§ Work to be completed
Please print the lines between the one with "Rebuild this diagram" and the one with "(b) at (503,624);", both ends included, exactly as written, with no pictures.

§ Supplied entries
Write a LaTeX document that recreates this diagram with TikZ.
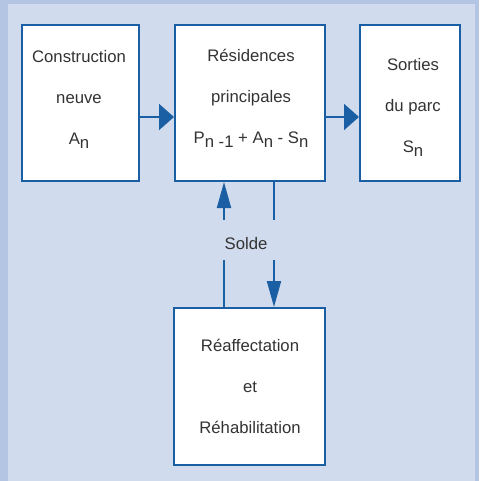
\documentclass[tikz,border=0pt]{standalone}
\usepackage{fontspec}
\setmainfont{Liberation Sans}
\usetikzlibrary{arrows.meta}

\definecolor{frameblue}{HTML}{B3C5E2}
\definecolor{panelblue}{HTML}{D0DBED}
\definecolor{lineblue}{HTML}{1A5EA4}
\definecolor{textgray}{HTML}{333333}

% lowered index, same size as the text
\newcommand{\idx}[1]{\raisebox{-4pt}{#1}}

\begin{document}
\begin{tikzpicture}
            [x=1pt, y=-1pt,
            box/.style={rectangle, draw=lineblue, fill=white, line width=2pt, inner sep=0pt},
            txt/.style={align=center, text=textgray, inner sep=0pt, font=\fontsize{16.7}{41}\selectfont},
            flow/.style={lineblue, line width=2pt},
            hflow/.style={flow, -{Triangle[length=15pt, width=26pt]}},
            vflow/.style={flow, -{Triangle[length=26pt, width=14pt]}}]

            % background panel
            \useasboundingbox (0,0) rectangle (479,481);
            \fill[frameblue] (0,0) rectangle (479,481);
            \fill[panelblue] (8,4) rectangle (475,481);

            \node[box, minimum width=117pt, minimum height=156pt] (cons) at (80.5,103) {};
            \node[box, minimum width=150pt, minimum height=156pt] (res) at (250,103) {};
            \node[box, minimum width=100pt, minimum height=156pt] (sort) at (410,103) {};
            \node[box, minimum width=151pt, minimum height=157pt] (reaf) at (249.5,386.5) {};

            % Texts of the boxes
            \node[txt] (tcons) at (79,99) {Construction\\neuve\\A\idx{n}};
            \node[txt] (tres) at (251,98) {Résidences\\principales\\P\idx{n -1} + A\idx{n} - S\idx{n}};
            \node[txt] (tsort) at (413,107) {Sorties\\du parc\\S\idx{n}};
            \node[txt] (treaf) at (250,386) {Réaffectation\\et\\Réhabilitation};
            \node[txt] (solde) at (246,244) {Solde};

            % Flows between the boxes
            \draw[hflow] ([yshift=-14pt]cons.east) -- ([yshift=-14pt]cons.east -| res.west);
            \draw[hflow] ([yshift=-14pt]res.east) -- ([yshift=-14pt]res.east -| sort.west);

            \draw[flow] ([xshift=-25.5pt]reaf.north) -- ++(0,-47);
            \draw[vflow] ([xshift=-26pt,yshift=-38pt]res.south) -- ([xshift=-26pt]res.south);
            \draw[flow] ([xshift=24pt]res.south) -- ++(0,38);
            \draw[vflow] ([xshift=24.5pt,yshift=47pt]reaf.north) -- ([xshift=24.5pt]reaf.north);

        \end{tikzpicture}
\end{document}
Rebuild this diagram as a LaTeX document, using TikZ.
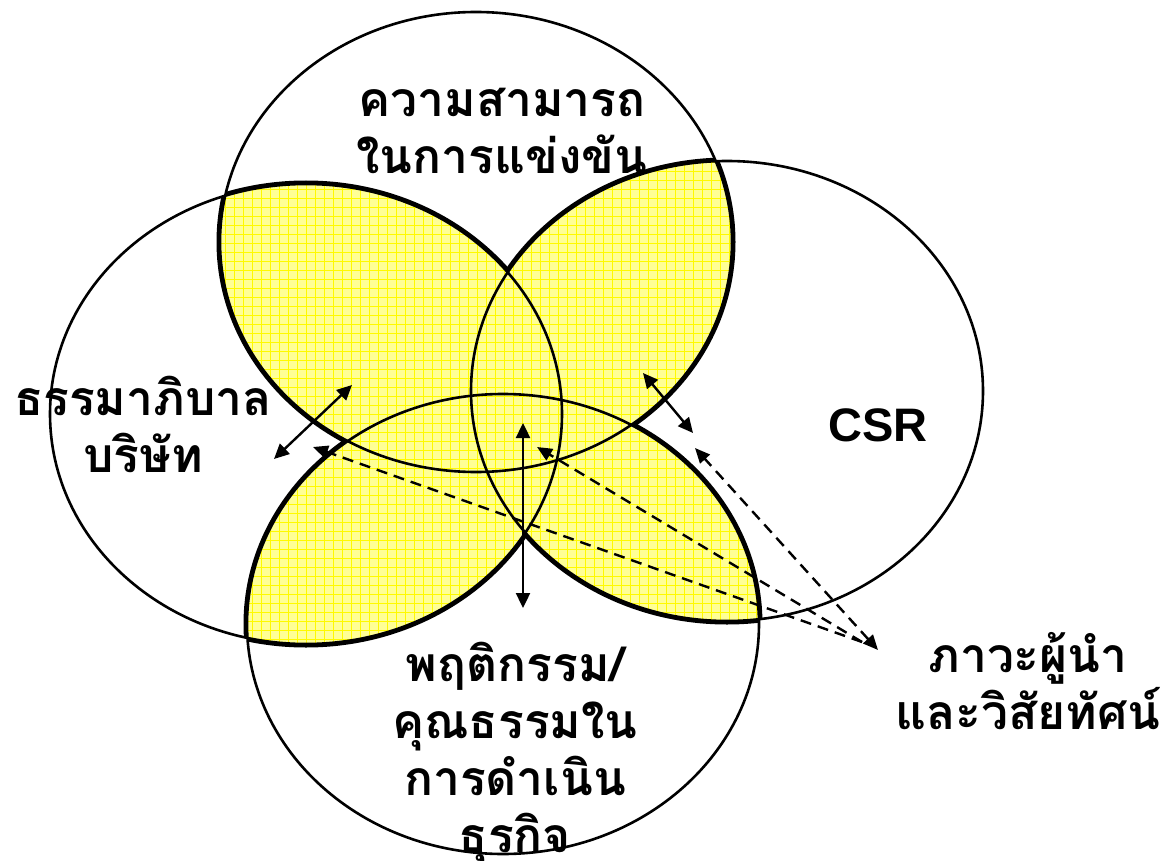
\documentclass[tikz,border=0pt]{standalone}
\usepackage{fontspec}
\setmainfont{Liberation Sans}
\newfontfamily\thaifont[Script=Thai]{Loma}
\usetikzlibrary{arrows.meta}
\usetikzlibrary{positioning}

\definecolor{petal}{RGB}{255,255,150}
\definecolor{petalgrid}{RGB}{255,250,0}

\tikzset{
  ring/.style={draw=black, line width=2.6pt},
  rim/.style={draw=black, line width=7pt},
  thai/.style={font=\thaifont\bfseries\fontsize{48}{57}\selectfont, align=center, inner sep=0pt},
  latin/.style={font=\bfseries\fontsize{47}{52}\selectfont, inner sep=0pt},
  link/.style={line width=2.4pt, {Triangle[length=15pt,width=14pt]}-{Triangle[length=15pt,width=14pt]}},
  hint/.style={line width=2.4pt, dash pattern=on 11pt off 7pt, -{Triangle[length=15pt,width=13pt]}}
}
\def\rx{256}
\def\ry{230}

\begin{document}
\begin{tikzpicture}[x=1pt, y=-1pt]
  \useasboundingbox (0,0) rectangle (1167,861);
  % centres of the four rings
  \coordinate (t) at (476,242);
  \coordinate (l) at (306,414);
  \coordinate (r) at (727,391);
  \coordinate (b) at (503,624);

  % outer rim of the yellow petals
  \foreach \a/\b in {t/l, t/r, b/l, b/r} {
    \begin{scope}
      \clip (\a) ellipse [x radius=\rx, y radius=\ry];
      \draw[rim] (\b) ellipse [x radius=\rx, y radius=\ry];
    \end{scope}
    \begin{scope}
      \clip (\b) ellipse [x radius=\rx, y radius=\ry];
      \draw[rim] (\a) ellipse [x radius=\rx, y radius=\ry];
    \end{scope}
  }
  % petals: fill and grid
  \foreach \a/\b in {t/l, t/r, b/l, b/r} {
    \begin{scope}
      \clip (\a) ellipse [x radius=\rx, y radius=\ry];
      \clip (\b) ellipse [x radius=\rx, y radius=\ry];
      \fill[petal] (0,0) rectangle (1167,861);
      \draw[petalgrid, line width=0.7pt] (0,861) grid[step=9pt] (1167,0);
    \end{scope}
  }
  % rings
  \foreach \c in {t, l, r, b}
    \draw[ring] (\c) ellipse [x radius=\rx, y radius=\ry];

  % arrows
  \coordinate (govA) at (274,459);
  \coordinate (govB) at (352,385);
  \coordinate (ethA) at (523,423);
  \coordinate (ethB) at (523,608);
  \coordinate (csrA) at (643,373);
  \coordinate (csrB) at (693,433);
  \coordinate (hub) at (862,642);
  \coordinate (hubtip) at (878,650);
  \coordinate (toGov) at (313,447);
  \coordinate (toEth) at (537,447);
  \coordinate (toCsr) at (695,448);
  \draw[link] (govA) -- (govB);
  \draw[link] (ethA) -- (ethB);
  \draw[link] (csrA) -- (csrB);
  \draw[hint] (hub) -- (toGov);
  \draw[hint] (hub) -- (toEth);
  \draw[hint, {Triangle[length=15pt,width=13pt]}-{Triangle[length=15pt,width=13pt]}] (hubtip) -- (toCsr);

  % labels
  \node[thai] (compete) at (502,131) {ความสามารถ\\ในการแข่งขัน};
  \node[thai] (govern) at (143,424) {ธรรมาภิบาล\\บริษัท};
  \node[latin] (csr) at (878,425) {CSR};
  \node[thai] (ethics) at (515,754) {พฤติกรรม/\\คุณธรรมใน\\การดำเนิน\\ธุรกิจ};
  \node[thai] (lead) at (1028,681) {ภาวะผู้นำ\\และวิสัยทัศน์};
\end{tikzpicture}
\end{document}
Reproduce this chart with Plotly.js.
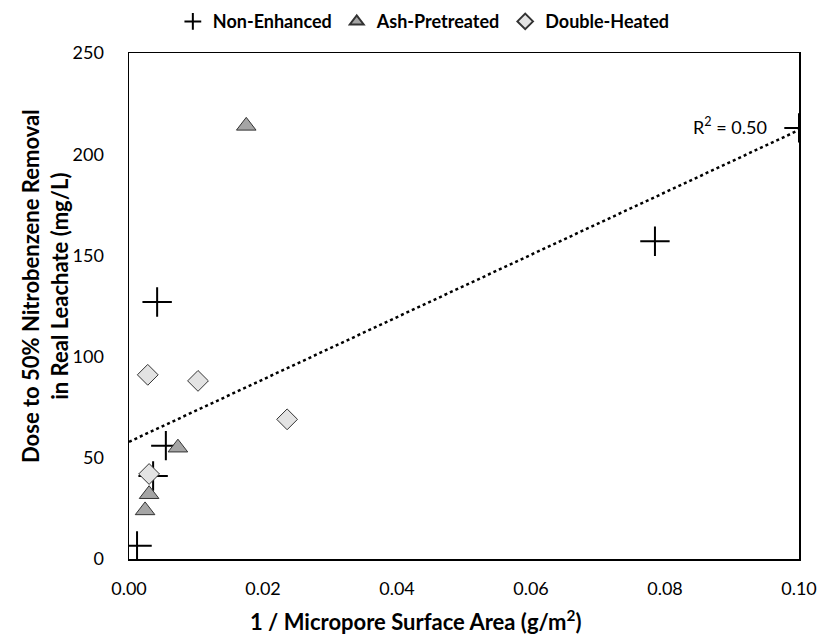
<!DOCTYPE html>
<html>
<head>
<meta charset="utf-8">
<script src="https://cdn.plot.ly/plotly-3.0.1.min.js"></script>
<style>html,body{margin:0;padding:0;background:#fff;}#chart{width:823px;height:637px;}</style>
</head>
<body>
<div id="chart"></div>
<script>
// Data
const nonEnhancedX = [0.0012, 0.0042, 0.0055, 0.0036, 0.0785, 0.1000];
const nonEnhancedY = [6.5, 127, 56, 41, 157, 213];
const ashX = [0.0175, 0.0073, 0.0030, 0.0024];
const ashY = [214, 55, 32, 24];
const doubleX = [0.0028, 0.0103, 0.0030, 0.0236];
const doubleY = [91, 88, 42, 69];
const seriesNames = ["Non-Enhanced", "Ash-Pretreated", "Double-Heated"];
const xTicks = [0, 0.02, 0.04, 0.06, 0.08, 0.10];
const xTickText = ["0.00", "0.02", "0.04", "0.06", "0.08", "0.10"];
const yTicks = [0, 50, 100, 150, 200, 250];
const xTitle = "1 / Micropore Surface Area (g/m<sup>2</sup>)";
const yTitle = "Dose to 50% Nitrobenzene Removal<br>in Real Leachate (mg/L)";

// Linear trendline over all points
const allX = nonEnhancedX.concat(ashX, doubleX);
const allY = nonEnhancedY.concat(ashY, doubleY);
const n = allX.length;
const mx = allX.reduce((a, b) => a + b, 0) / n;
const my = allY.reduce((a, b) => a + b, 0) / n;
let sxy = 0, sxx = 0, syy = 0;
for (let i = 0; i < n; i++) {
  sxy += (allX[i] - mx) * (allY[i] - my);
  sxx += (allX[i] - mx) ** 2;
  syy += (allY[i] - my) ** 2;
}
const slope = sxy / sxx;
const intercept = my - slope * mx;
const r2 = (sxy * sxy) / (sxx * syy);
const trendX = [0, 0.10];
const trendY = trendX.map(x => intercept + slope * x);

const font = "Lato, 'Open Sans', sans-serif";

const traces = [
  {
    x: trendX, y: trendY, mode: "lines", showlegend: false, hoverinfo: "skip",
    line: {color: "#000", width: 2.5, dash: "dot"}
  },
  {
    x: nonEnhancedX, y: nonEnhancedY, mode: "markers", name: seriesNames[0],
    marker: {symbol: "cross-thin-open", size: 21, color: "#000", line: {color: "#000", width: 2}}
  },
  {
    x: ashX, y: ashY, mode: "markers", name: seriesNames[1],
    marker: {symbol: "triangle-up", size: 17, color: "#a5a5a5", line: {color: "#333", width: 1}}
  },
  {
    x: doubleX, y: doubleY, mode: "markers", name: seriesNames[2],
    marker: {symbol: "diamond", size: 16, color: "#e3e3e3", line: {color: "#333", width: 1}}
  }
];

const layout = {
  width: 823, height: 637,
  margin: {l: 129, r: 24, t: 53, b: 78},
  paper_bgcolor: "#fff", plot_bgcolor: "#fff",
  font: {family: font, size: 18, color: "#000"},
  showlegend: true,
  legend: {
    orientation: "h", x: 0.515, xanchor: "center", y: 0.995, yanchor: "top",
    yref: "container", xref: "container",
    font: {family: font, size: 18, color: "#000", weight: "bold"},
    itemsizing: "constant", itemwidth: 30, tracegroupgap: 0
  },
  xaxis: {
    range: [0, 0.10], tickvals: xTicks, ticktext: xTickText,
    showgrid: false, zeroline: false, showline: true, mirror: true,
    linecolor: "#000", linewidth: 1.5, ticks: "outside", ticklen: 13, tickcolor: "rgba(0,0,0,0)",
    tickfont: {family: font, size: 18, color: "#000"}
  },
  yaxis: {
    range: [0, 250], tickvals: yTicks,
    showgrid: false, zeroline: false, showline: true, mirror: true,
    linecolor: "#000", linewidth: 1.5, ticks: "outside", ticklen: 20, tickcolor: "rgba(0,0,0,0)",
    tickfont: {family: font, size: 18, color: "#000"}
  },
  annotations: [
    {
      x: 0.0955, y: 214, xref: "x", yref: "y", xanchor: "right", yanchor: "middle",
      text: "R<sup>2</sup> = " + r2.toFixed(2), showarrow: false,
      font: {family: font, size: 18, color: "#000"}
    },
    {
      x: 0.428, y: -0.121, xref: "paper", yref: "paper", xanchor: "center", yanchor: "middle",
      text: xTitle, showarrow: false,
      font: {family: font, size: 22, color: "#000", weight: "bold"}
    },
    {
      x: -0.125, y: 0.54, xref: "paper", yref: "paper", xanchor: "center", yanchor: "middle",
      text: yTitle, showarrow: false, textangle: -90,
      font: {family: font, size: 22, color: "#000", weight: "bold"}
    }
  ]
};

Plotly.newPlot("chart", traces, layout, {displayModeBar: false, staticPlot: true});
</script>
</body>
</html>
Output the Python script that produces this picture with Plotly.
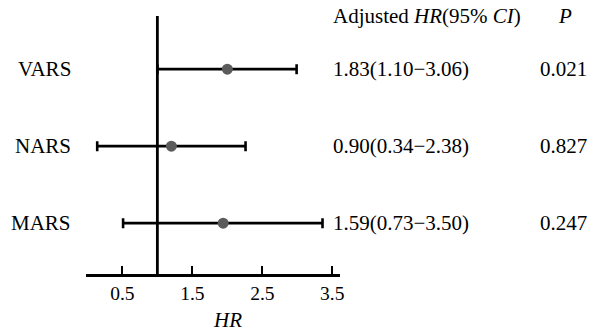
import plotly.graph_objects as go

categories = ["VARS", "NARS", "MARS"]
hr_text = ["1.83(1.10\u22123.06)", "0.90(0.34\u22122.38)", "1.59(0.73\u22123.50)"]
p_text = ["0.021", "0.827", "0.247"]
# plotted positions as drawn in the figure
point = [2.00, 1.20, 1.94]
lower = [1.00, 0.14, 0.51]
upper = [2.99, 2.26, 3.36]
xticks = [0.5, 1.5, 2.5, 3.5]

ypos = [3, 2, 1]
FONT = "Liberation Serif"
TS = 21

fig = go.Figure()
fig.add_trace(go.Scatter(
    x=point, y=ypos, mode="markers",
    marker=dict(size=11, color="#5b5b5b"),
    error_x=dict(type="data", symmetric=False,
                 array=[u - p for u, p in zip(upper, point)],
                 arrayminus=[p - l for p, l in zip(point, lower)],
                 color="black", thickness=2.6, width=5),
    showlegend=False,
))

fig.add_shape(type="line", xref="x", yref="paper", x0=1, x1=1, y0=0, y1=1,
              line=dict(color="black", width=2.8), layer="below")

anns = []
for c, h, p, y in zip(categories, hr_text, p_text, ypos):
    anns.append(dict(text=c, xref="paper", yref="y", x=0, y=y, xanchor="right",
                     xshift=-13, showarrow=False, font=dict(size=TS)))
    anns.append(dict(text=h, xref="paper", yref="y", x=1, y=y, xanchor="left",
                     xshift=-9, showarrow=False, font=dict(size=TS)))
    anns.append(dict(text=p, xref="paper", yref="y", x=1, y=y, xanchor="center",
                     xshift=223, showarrow=False, font=dict(size=TS)))
anns.append(dict(text="Adjusted <i>HR</i>(95% <i>CI</i>)", xref="paper", yref="paper",
                 x=1, y=1, xanchor="left", yanchor="middle", xshift=-9, yshift=0,
                 showarrow=False, font=dict(size=TS)))
anns.append(dict(text="<i>P</i>", xref="paper", yref="paper", x=1, y=1,
                 xanchor="center", yanchor="middle", xshift=225, yshift=0,
                 showarrow=False, font=dict(size=TS)))
anns.append(dict(text="<i>HR</i>", xref="x", yref="paper", x=2.0, y=0,
                 xanchor="center", yanchor="middle", yshift=-46,
                 showarrow=False, font=dict(size=TS)))

fig.update_layout(
    width=596, height=333,
    margin=dict(l=86, r=256, t=16, b=59),
    plot_bgcolor="white", paper_bgcolor="white",
    font=dict(family=FONT, size=TS, color="black"),
    annotations=anns,
    xaxis=dict(range=[-0.02, 3.61], tickvals=xticks, ticktext=[str(v) for v in xticks],
               showgrid=False, zeroline=False, showline=True, linecolor="black",
               linewidth=2.6, ticks="inside", ticklen=8, tickwidth=2, tickcolor="black",
               tickfont=dict(size=19.5)),
    yaxis=dict(range=[0.34, 3.69], showgrid=False, zeroline=False, showline=False,
               showticklabels=False, ticks=""),
)

fig.write_html("out.html", config={"displayModeBar": False},
               post_script="document.body.style.margin='0';document.body.style.overflow='hidden';")
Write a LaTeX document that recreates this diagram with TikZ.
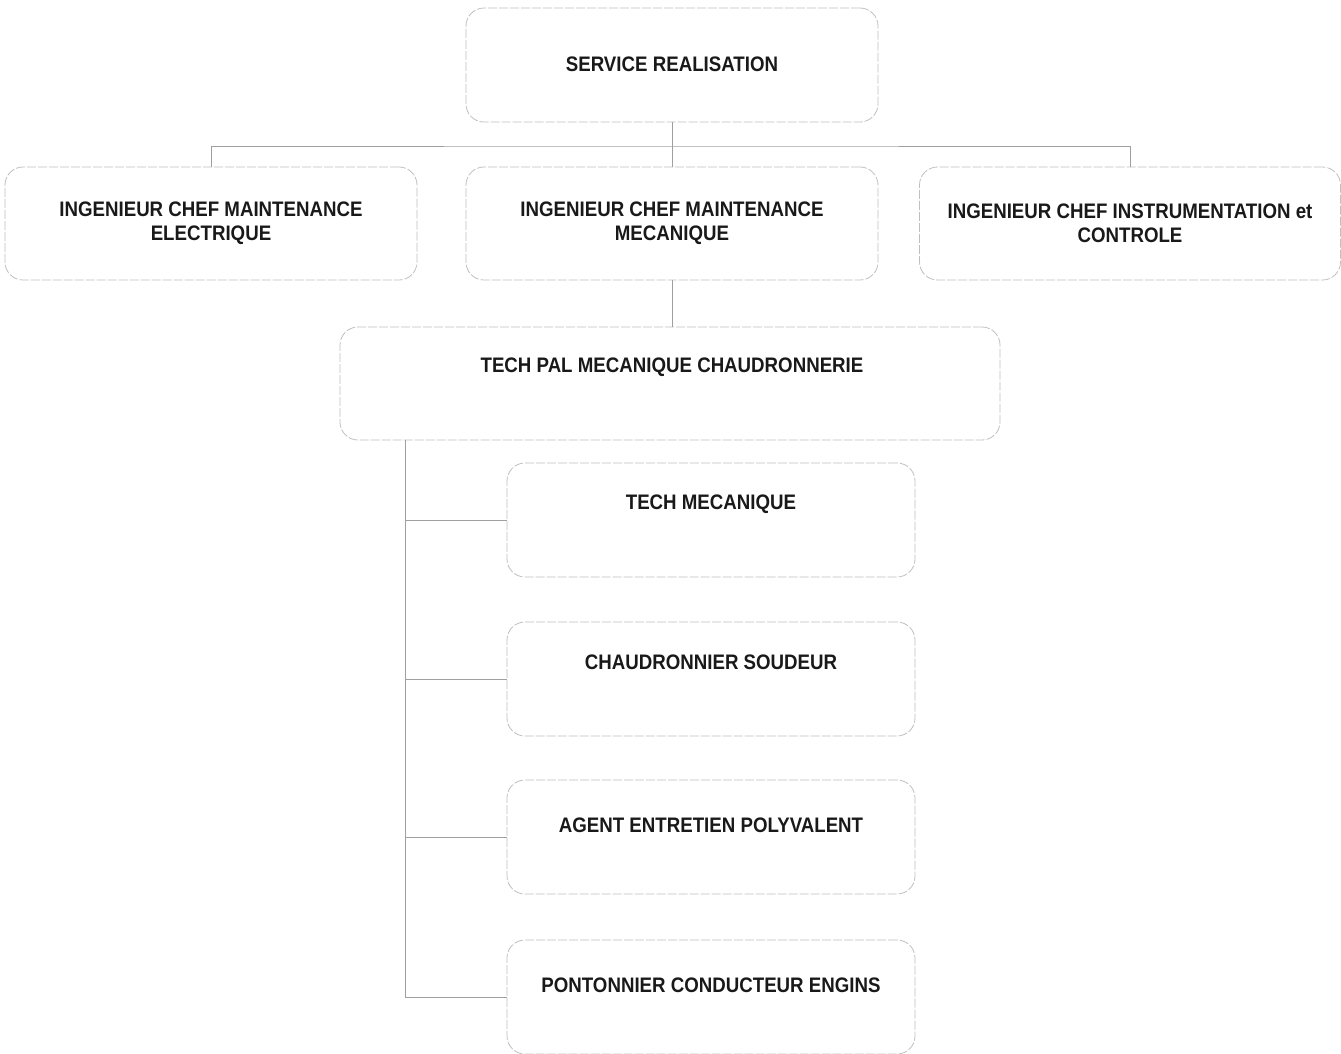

§ Solution to this exercise
Rebuild this diagram as a LaTeX document, using TikZ.
\documentclass[tikz,border=0pt]{standalone}
\usepackage{fontspec}
\setmainfont{Liberation Sans}
\newfontfamily\thaifont[Script=Thai]{Loma}
\usetikzlibrary{arrows.meta}
\usetikzlibrary{positioning}

\definecolor{petal}{RGB}{255,255,150}
\definecolor{petalgrid}{RGB}{255,250,0}

\tikzset{
  ring/.style={draw=black, line width=2.6pt},
  rim/.style={draw=black, line width=7pt},
  thai/.style={font=\thaifont\bfseries\fontsize{48}{57}\selectfont, align=center, inner sep=0pt},
  latin/.style={font=\bfseries\fontsize{47}{52}\selectfont, inner sep=0pt},
  link/.style={line width=2.4pt, {Triangle[length=15pt,width=14pt]}-{Triangle[length=15pt,width=14pt]}},
  hint/.style={line width=2.4pt, dash pattern=on 11pt off 7pt, -{Triangle[length=15pt,width=13pt]}}
}
\def\rx{256}
\def\ry{230}

\begin{document}
\begin{tikzpicture}[x=1pt, y=-1pt]
  \useasboundingbox (0,0) rectangle (1167,861);
  % centres of the four rings
  \coordinate (t) at (476,242);
  \coordinate (l) at (306,414);
  \coordinate (r) at (727,391);
  \coordinate (b) at (503,624);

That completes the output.